Now Victorian crime historian Deb Robinson has pieced together the globetrotting movements of Deeming – under 15 aliases – to shed new light on the mystery.
To hear the full story, listen online to today’s new episode of our free weekly In Black and White podcast on Australia’s forgotten characters (no subscription needed):
Deeming brutally killed his wife and four young children in England in 1891, buried them in a grave he dug under the kitchen floor, and laid concrete over the top.
He quickly remarried, and brought his new wife, Emily Mather, to Melbourne.
Ms Robinson said Deeming visited a local ironmonger and bought a spade, a soil tin and cement to be delivered urgently to their Windsor house, but he vanished soon after.
A few months later, a prospective tenant being shown around the home noticed a pungent smell.

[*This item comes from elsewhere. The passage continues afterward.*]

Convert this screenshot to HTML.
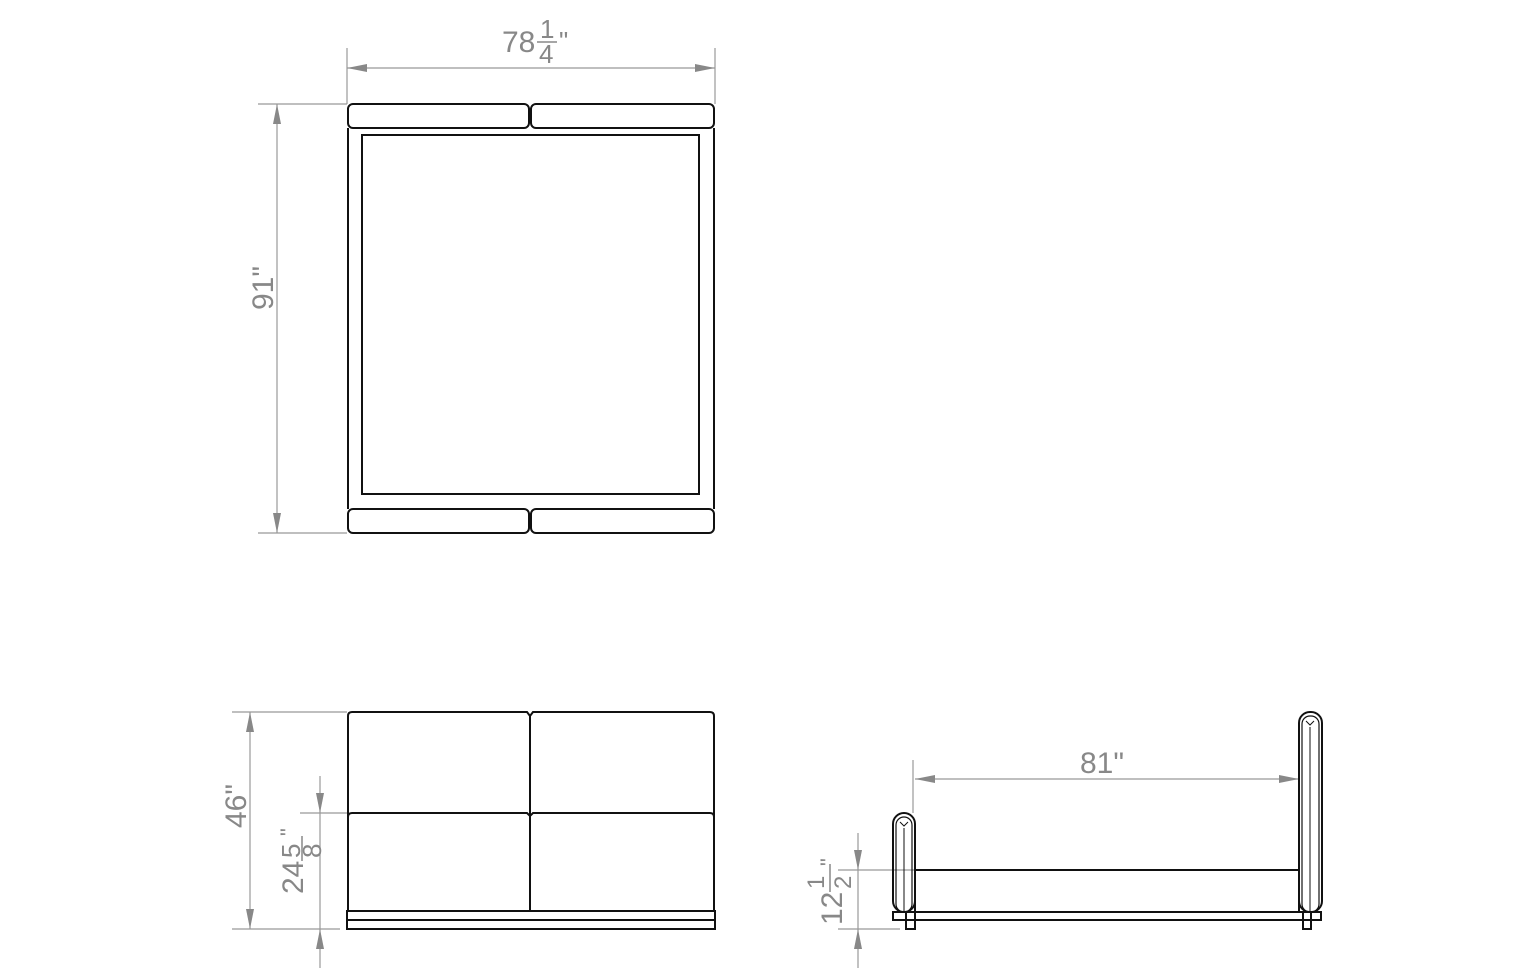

“That prospective tenant was a lady by the name of Marie Hewitt, who would spend the rest of her life in a lunatic asylum after the finding of the body,” says Ms Robinson, general manager of Geelong Gaol Museum.
Emily’s decomposing body was found buried under freshly laid cement beneath the hearthstone in a bedroom.
Deeming, already engaged to yet another young woman, was tracked down in Western Australia.
Once authorities connected the dots, Deeming’s secret life of crime unravelled, including the five murders in the UK.
Crime experts have long hypothesised that Deeming, who was hanged at Melbourne Gaol in 1892, was Jack the Ripper, the unidentified serial killer who terrorised London.
But Ms Robinson believes the theory doesn’t stack up because his movements can be traced to Australia and South Africa at the time of the Whitechapel murders.
However, Deeming seemed happy to enjoy accusations in the English press that he was responsible for the Jack the Ripper murders that horrified England a few years earlier, and didn’t deny it.
“I think Deeming just went with it,” Ms Robinson says.
“It was anything for publicity with this man. He liked being in the public eye.
“There were some rumours that he was in Whitechapel at the time. I don’t believe he was.
“Somehow, I think he would be kind of stoked that we are all still talking about him 130 years after his death.”